When my husband’s job in the military took us to Columbus, Georgia, for the second time, I was excited because I already knew people in the area. Unlike so many previous moves to places unknown, there were familiar streets and places and people in this southern town. I had made most of my friends in the running club. I used to meet them four mornings a week for runs up to 21 miles. We celebrated a few birthdays together, organized local races and got pedicures for our swollen, post-run feet.
But I wasn’t healthy then, and I didn’t have God as the highest priority of my life. I was in the middle of a 15-year battle with anorexia, and the running club fueled my worship of thinness, personal strength and control.
After we left Georgia, and in the five years we were gone, God worked in my life, restored me to health and began leading me down a tough path toward wholeness. When I began walking full-heartedly in recovery, I had to forsake distance running and in a sense, burn my running shoes, a bridge to the past.
Right after we arrived in Georgia, I met one old running buddy for coffee. I chatted with a couple on Facebook, bumped into two downtown. Each of them invited me to join them for a run, asked if I was still doing races and told me of upcoming running club plans.
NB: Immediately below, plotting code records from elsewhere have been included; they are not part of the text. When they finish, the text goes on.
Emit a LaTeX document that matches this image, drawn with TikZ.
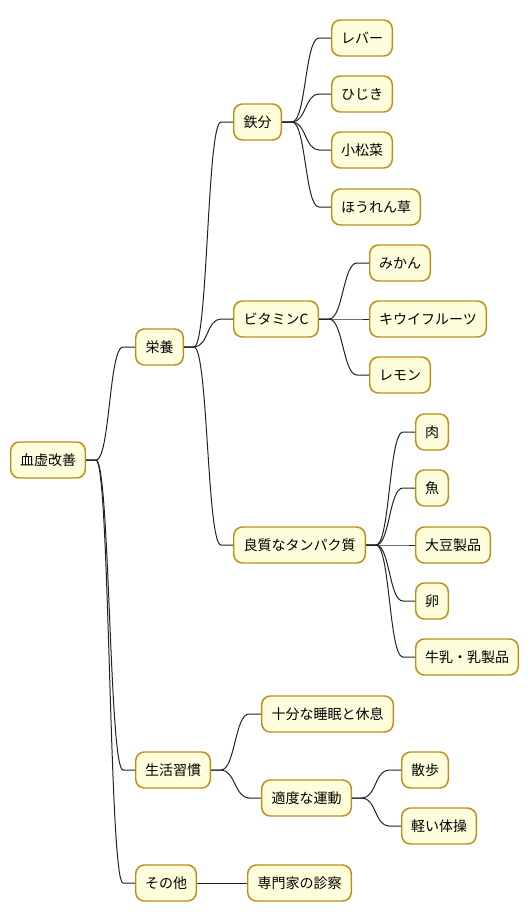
\documentclass[tikz,border=0pt]{standalone}
\usepackage{fontspec}
\setmainfont{Noto Sans CJK JP}
\definecolor{boxfill}{HTML}{FEFEDC}
\definecolor{boxline}{HTML}{BE8D1A}
\definecolor{lnk}{HTML}{222222}
\newcommand\link[2]{\draw[conn] (#1.east) -- ++(10,0) .. controls +(14,0) and +(-14,0) .. ([xshift=-9pt]#2.west) -- (#2.west);}
\begin{document}
\begin{tikzpicture}[x=0.75pt,y=-0.75pt,
  box/.style={draw=boxline, fill=boxfill, line width=1.1pt, rounded corners=6.5pt,
    anchor=west, minimum height=27pt, inner xsep=0pt, inner ysep=0pt,
    minimum width=#1*0.75pt-1.1pt, font=\fontsize{10.5pt}{12pt}\selectfont},
  conn/.style={draw=lnk, line width=0.75pt}]
\useasboundingbox (0,0) rectangle (530,921);
\node[box=76] (root) at (10,460) {血虚改善};
\node[box=49] (eiyou) at (135,347) {栄養};
\node[box=76] (seikatsu) at (135,770) {生活習慣};
\node[box=62] (sonota) at (135,883) {その他};
\node[box=49] (tetsu) at (233,122) {鉄分};
\node[box=86] (vitc) at (233,319) {ビタミンC};
\node[box=133] (tanpaku) at (233,545) {良質なタンパク質};
\node[box=133] (suimin) at (261,714) {十分な睡眠と休息};
\node[box=91] (undou) at (261,798) {適度な運動};
\node[box=105] (senmon) at (247,883) {専門家の診察};
\node[box=62] (reba) at (331,38) {レバー};
\node[box=62] (hijiki) at (331,94) {ひじき};
\node[box=62] (komatsuna) at (331,150) {小松菜};
\node[box=90] (hourensou) at (331,207) {ほうれん草};
\node[box=62] (mikan) at (369,263) {みかん};
\node[box=118] (kiwi) at (369,319) {キウイフルーツ};
\node[box=62] (lemon) at (369,375) {レモン};
\node[box=34] (niku) at (415,432) {肉};
\node[box=34] (sakana) at (415,488) {魚};
\node[box=76] (daizu) at (415,545) {大豆製品};
\node[box=34] (tamago) at (415,601) {卵};
\node[box=104] (gyunyu) at (415,657) {牛乳・乳製品};
\node[box=48] (sanpo) at (401,770) {散歩};
\node[box=76] (taisou) at (401,826) {軽い体操};
\link{root}{eiyou}
\link{root}{seikatsu}
\link{root}{sonota}
\link{eiyou}{tetsu}
\link{eiyou}{vitc}
\link{eiyou}{tanpaku}
\link{tetsu}{reba}
\link{tetsu}{hijiki}
\link{tetsu}{komatsuna}
\link{tetsu}{hourensou}
\link{vitc}{mikan}
\link{vitc}{kiwi}
\link{vitc}{lemon}
\link{tanpaku}{niku}
\link{tanpaku}{sakana}
\link{tanpaku}{daizu}
\link{tanpaku}{tamago}
\link{tanpaku}{gyunyu}
\link{seikatsu}{suimin}
\link{seikatsu}{undou}
\link{undou}{sanpo}
\link{undou}{taisou}
\link{sonota}{senmon}
\end{tikzpicture}
\end{document}
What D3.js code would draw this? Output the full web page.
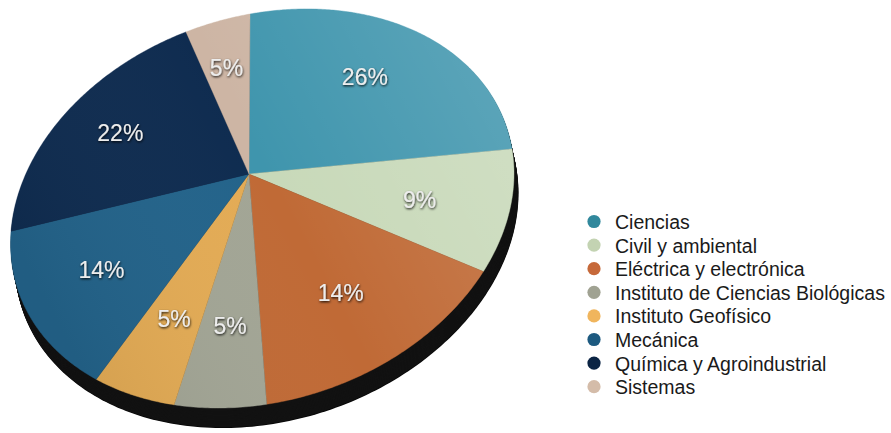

But I cannot go. You see, I burned plan B.
In 1 Kings 19, Elisha was plowing in his father's field, behind 12 yoke of oxen. Suddenly, the renowned prophet Elijah threw his cloak over him. In essence, Elijah commissioned Elisha to become his disciple, to follow in his footsteps and to become like him. The interesting part is that Elisha didn't simply say, "Okay," pack his bags and leave. He didn’t tell his parents, “I’ll see how this goes. I might be back.”
First, Elisha slaughtered the oxen and burned the plows. He left no alternative, no way to go back, no plan B if all else failed. All that was left was to obey Elijah. His past life was destroyed.
When we accept God's free offer of grace, to follow Jesus and to submit our lives - including our addictions and disorders - to Him, it is essential that we burn all bridges to the past. There is no plan B.
I wonder, if Elisha ever wanted to go back? Certainly, there were tough times ahead. After Elijah was gone, Elisha bore a heavy burden as a major prophet to rebellious Israel. I wonder if he ever walked past his old home, visited his parents and wished that he could return to simpler, familiar days? Did he feel loss?
My only viable option is anything but returning to old habits that fueled my eating disorder. For me, one of those was compulsive, extensive exercise - especially running. But, I have decided to follow Jesus in all that is His best for me, including my health, physical body, habits and heart. I’ve burned everything else.